Is art utter rubbish, a money grab, or an accurate emotional mirror? — On the interpretation of art.
Is Art Meaningless?
To analyse a painting is not something easy, nor straightforward. In fact, if someone asked me how to do it, they’d see me dumbfounded, and struggling to know what to say. Of course, this is also due to the fact that I am simply an art enthusiast. But, it might be also because sometimes reading a painting is nowhere near as scientific as reading statistical results, or the age of a bone. To illustrate what I am trying to convey, it may be useful to use two — both great in their own merit — very different paintings as case studies. Let’s say, we’d want to “analyse” Wassily Kandinsky’s Sketch 2 and Claude Monet’s Madame Monet and Her Son (1875), woman with a Parasol. What is the first thing we’d notice?
We are not going to really squeeze our brains reading and analysing the paintings in detail, but we can instinctively grasp an idea: it is easier to “see” the intention, and the subject, in Monet’s piece than in Kandinsky's. This has naturally no relation to value, or worth; it has mostly to do with human perception and recognition of known objects.
When I encountered the title “Is Art Meaningless” on YouTube, I thought that Abigail Thorn’s intentions were those of investigating if art had value, usefulness (hence the “utter rubbish” in the subtitle). I was, as it turns out, mistaken. More in line with the literal meaning of meaningless, the video was questioning if art had a — subjective or objective — meaning.
“The job of the artist is always to deepen the mystery.” — Francis Bacon
Mystery. Bacon’s quote may very well refer to an almost spiritual need of individuals to express their desire for all that is occult, or non-verbal and mysteriously emotional. Denis Donoghue argues in The Arts Without Mystery that contemporary society’s dedication to technology and logical explanation has a tendency to rob the arts of their “mystery.” Rendering them no much more than amusement…I think, I can see this in the transformation of some forms of art, which now are mostly used as décor or selfie backdrops. Though in all honesty, I feel that there is nothing wrong there either.
Also, some art was used to deepen mystery while unveiling it. Thinking here about Christian art and its role held before mass literacy.
Any-who and anyhow, Philosophy Tube…Before entering the virtual locus of a discussion room with Thorn, these are the main segments of her well researched (as they usually are, and, she even leaves a reference list in the description boxes. I’m a fan) video and argument:
The artist’s intention (read more about this here)
Feeling the right emotion
The art market (read more about this here)
Art and the audience
Thorn, as Madam X, posits that the aesthetic value of a painting might be subjective, but the meaning of a painting is not, or might be not, according to the idea that we might be wrong when interpreting a piece. To be fair, she extends the arguments to all works of art, like cinema, for instance. Therefore, we can now see (with the inclusion of more verbal/immediate forms of art) how one might be wrong: you can definitely misinterpret Shakespeare, and almost surely misinterpret David Lynch. But can the same be said for painting and sculpture? Is it fair to set them in the same category when discussing meaning? Even further, are we sure that the idea of objective meaning stands for paintings such as the work of Leonardo (or the fat cow above) as much as for the work of Klee, or Rothko?

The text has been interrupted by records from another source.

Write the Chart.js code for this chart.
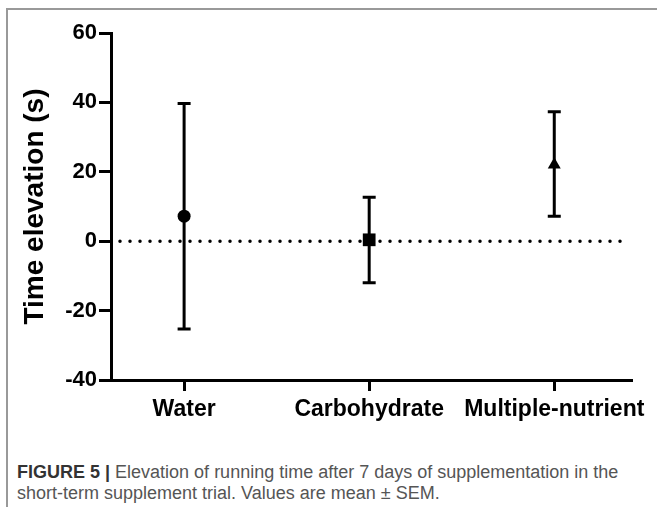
<!DOCTYPE html>
<html>
<head>
<meta charset="utf-8">
<script src="https://cdn.jsdelivr.net/npm/chart.js@4/dist/chart.umd.min.js"></script>
<style>
  html, body { margin: 0; padding: 0; background: #fff; }
  body { width: 657px; height: 507px; position: relative; overflow: hidden; }
  .frame { position: absolute; left: 6px; top: 8px; width: 700px; height: 520px;
           border-top: 2px solid #999; border-left: 2px solid #999; }
  #wrap { position: absolute; left: 0; top: 0; width: 657px; height: 440px; }
  .caption { position: absolute; left: 17px; top: 462px; width: 640px; white-space: nowrap;
             font: 18px "Liberation Sans", Arial, sans-serif; line-height: 21px; color: #555; }
  .caption b { color: #333; }
</style>
</head>
<body>
<div class="frame"></div>
<div id="wrap"><canvas id="chart"></canvas></div>
<div class="caption"><b>FIGURE 5 |</b> Elevation of running time after 7 days of supplementation in the<br>short-term supplement trial. Values are mean &plusmn; SEM.</div>
<script>
// Values (mean and the ends of the SEM bars)
const categories = ['Water', 'Carbohydrate', 'Multiple-nutrient'];
const means = [7.2, 0.4, 22];
const upper = [39.7, 12.7, 37.3];
const lower = [-25.3, -12, 7.2];
const yTicks = [-40, -20, 0, 20, 40, 60];

const FONT = '"Liberation Sans", Arial, sans-serif';

// error bars + dotted zero line, drawn under the markers
const errorBars = {
  id: 'errorBars',
  beforeDatasetsDraw(chart) {
    const { ctx, chartArea } = chart;
    const xs = chart.scales.x, ys = chart.scales.y;
    ctx.save();
    // zero reference line
    const y0 = ys.getPixelForValue(0);
    ctx.strokeStyle = '#000';
    ctx.lineWidth = 3.5;
    ctx.lineCap = 'round';
    ctx.setLineDash([0, 10]);
    ctx.beginPath();
    ctx.moveTo(chartArea.left + 9, y0);
    ctx.lineTo(chartArea.right - 4, y0);
    ctx.stroke();
    ctx.setLineDash([]);
    ctx.lineCap = 'butt';
    ctx.lineWidth = 3;
    for (let i = 0; i < categories.length; i++) {
      const x = xs.getPixelForValue(i);
      const yt = ys.getPixelForValue(upper[i]);
      const yb = ys.getPixelForValue(lower[i]);
      ctx.beginPath();
      ctx.moveTo(x, yt); ctx.lineTo(x, yb);
      ctx.moveTo(x - 6.5, yt); ctx.lineTo(x + 6.5, yt);
      ctx.moveTo(x - 6.5, yb); ctx.lineTo(x + 6.5, yb);
      ctx.stroke();
    }
    ctx.restore();
  }
};

new Chart(document.getElementById('chart'), {
  type: 'scatter',
  data: {
    datasets: [{
      data: means.map((m, i) => ({ x: i, y: m })),
      pointStyle: ['circle', 'rect', 'triangle'],
      pointRadius: [6.5, 9, 7.5],
      pointBackgroundColor: '#000',
      pointBorderWidth: 0,
    }]
  },
  options: {
    responsive: true,
    maintainAspectRatio: false,
    animation: false,
    layout: { padding: { top: 33, right: 25, bottom: 0, left: 0 } },
    plugins: { legend: { display: false }, tooltip: { enabled: false } },
    scales: {
      x: {
        type: 'linear',
        min: -0.395,
        max: 2.42,
        afterBuildTicks: s => { s.ticks = categories.map((c, i) => ({ value: i })); },
        afterFit: s => { s.height = 60; },
        border: { display: true, width: 3, color: '#000' },
        grid: { drawOnChartArea: false, drawTicks: true, tickLength: 11, tickWidth: 3, tickColor: '#000' },
        ticks: {
          autoSkip: false, maxRotation: 0, padding: 5, color: '#000',
          font: { family: FONT, size: 23, weight: 'bold' },
          callback: v => categories[v]
        }
      },
      y: {
        min: -40,
        max: 60,
        afterBuildTicks: s => { s.ticks = yTicks.map(v => ({ value: v })); },
        afterFit: s => { s.width = 111; },
        border: { display: true, width: 3, color: '#000' },
        grid: { drawOnChartArea: false, drawTicks: true, tickLength: 12, tickWidth: 3, tickColor: '#000' },
        ticks: { padding: 2, color: '#000', font: { family: FONT, size: 22, weight: 'bold' } },
        title: {
          display: true, text: 'Time elevation (s)', color: '#000',
          padding: { top: 18, bottom: 0 },
          font: { family: FONT, size: 28, weight: 'bold' }
        }
      }
    }
  },
  plugins: [errorBars]
});
</script>
</body>
</html>
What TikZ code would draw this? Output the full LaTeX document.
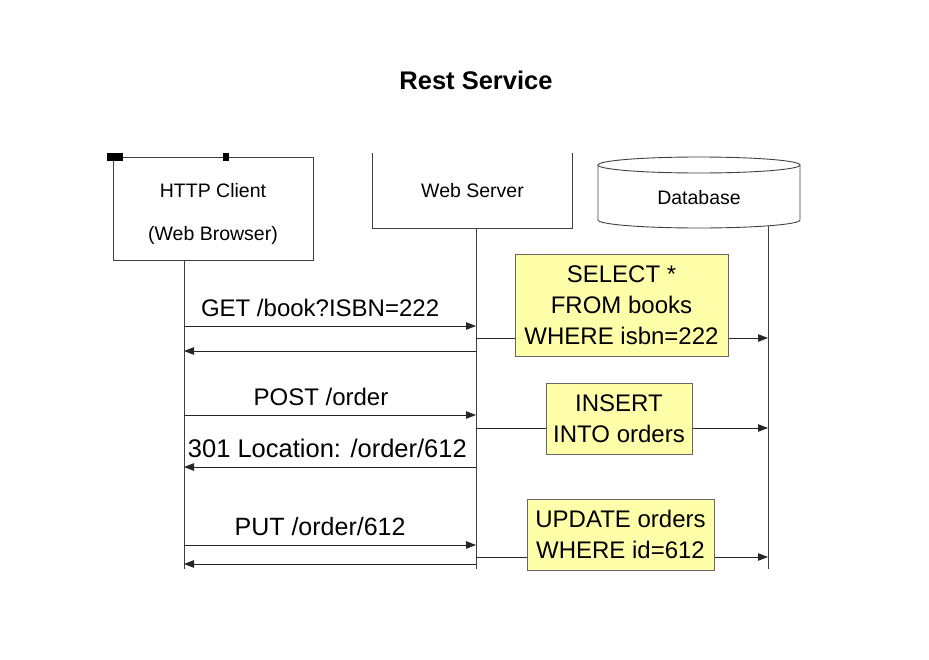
\documentclass[tikz,border=0pt]{standalone}
\usepackage{fontspec}
\setmainfont{Liberation Sans}
\usetikzlibrary{arrows.meta}
\definecolor{sqlyellow}{RGB}{255,255,170}
\tikzset{
  life/.style={draw=black!75, line width=0.9pt},
  msg/.style={draw=black!85, line width=0.9pt, -{Triangle[length=10pt,width=7.5pt]}},
  lbl/.style={font=\fontsize{24}{31}\selectfont, anchor=base, yshift=10pt, inner sep=0pt},
  sqlbox/.style={draw=black!60, line width=0.9pt, fill=sqlyellow, align=center, inner sep=0pt, font=\fontsize{24}{31}\selectfont},
  actor/.style={font=\fontsize{19.5}{43}\selectfont, align=center, inner sep=0pt}
}
\begin{document}
\begin{tikzpicture}[x=1pt, y=-1pt]
        \useasboundingbox (0,0) rectangle (929,659);
        %Title
        \node[font=\bfseries\fontsize{25.5}{30}\selectfont] (title) at (476,80) {Rest Service};

        %Client
        \node[life, minimum width=200, minimum height=103, inner sep=0pt] (client) at (213,208.5) {};
        \node[actor] (clienttxt) at (213,213.5) {HTTP Client\\(Web Browser)};
        \fill (107,153) rectangle (123,161);
        \fill (223,153) rectangle (229,161);
        %Server
        \node[actor, minimum width=199, minimum height=75] (server) at (472.5,190.5) {Web Server};
        \draw[life] (server.north west) -- (server.south west) -- (server.south east) -- (server.north east);
        %Database
        \node[actor] (db) at (699,197.5) {Database};
        \draw[life] (699,165) ellipse [x radius=101pt, y radius=8pt];
        \draw[life] (598,165) -- (598,220) arc[start angle=180, end angle=360, x radius=101pt, y radius=8pt] -- (800,165);

        %Lifelines
        \foreach \n/\y in {
        get/326, getr/351, q1/338, post/415, postr/467, q2/428, put/545, putr/564, q3/557, end/569
        }{\coordinate (cl-\n) at (184,\y);
          \coordinate (ws-\n) at (476,\y);
          \coordinate (dbl-\n) at (768,\y);}
        \draw[life] (cl-end |- client.south) -- (cl-end);
        \draw[life] (ws-end |- server.south) -- (ws-end);
        \draw[life] (768,226) -- (dbl-end);

        %GET
        \draw[msg] (cl-get) -- (ws-get) node[lbl, pos=0.466] (lget) {GET /book?ISBN=222};
        \draw[msg] (ws-getr) -- (cl-getr);
        \draw[msg] (ws-q1) -- (dbl-q1);
        \node[sqlbox, minimum width=213, minimum height=102] (q1) at (621.5,305) {SELECT *\\FROM books\\WHERE isbn=222};

        %POST
        \draw[msg] (cl-post) -- (ws-post) node[lbl, pos=0.469] (lpost) {POST /order};
        \draw[msg] (ws-postr) -- (cl-postr) node[lbl, pos=0.509, font=\fontsize{25.5}{31}\selectfont] (lpostr) {301 Location: /order/612};
        \draw[msg] (ws-q2) -- (dbl-q2);
        \node[sqlbox, minimum width=146, minimum height=71] (q2) at (619,418.5) {INSERT\\INTO orders};

        %PUT
        \draw[msg] (cl-put) -- (ws-put) node[lbl, pos=0.466, font=\fontsize{25}{31}\selectfont] (lput) {PUT /order/612};
        \draw[msg] (ws-putr) -- (cl-putr);
        \draw[msg] (ws-q3) -- (dbl-q3);
        \node[sqlbox, minimum width=187, minimum height=71] (q3) at (620.5,534.5) {UPDATE orders\\WHERE id=612};
\end{tikzpicture}
\end{document}
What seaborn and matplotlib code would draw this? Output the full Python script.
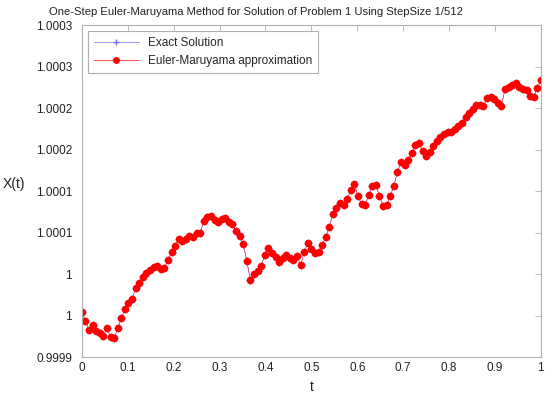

Much like Madame X, to explore further points of discussion, we will have to assume that at the very least there might be an objective meaning to all works of art.
The Death of The Artist…Or are they still alive?
The vexata questio: do meanings reside with the author’s intentions?
“When you take a flower in your hand and really look at it, it’s your world for the moment. I want to give that world to someone else… Nobody really sees a flower — really — it is so small — we haven’t time — and to see takes time… So I said to myself — I’ll paint what I see — what the flower is to me but I’ll paint it big and they will be surprised into taking time to look at it.” — Georgia O’Keeffe
Georgia O’Keeffe was a modernist American artist who was known for her studies on natural subjects, including flowers and skulls, as well as her images of New York City towers and landscape and building elements distinctive to northern New Mexico. As copied above, she did leave a statement about the reason (and meaning?) for her flower works; paining what she saw, giving size to small, beautiful things. Should we then accept this as the true and only meaning of her pieces?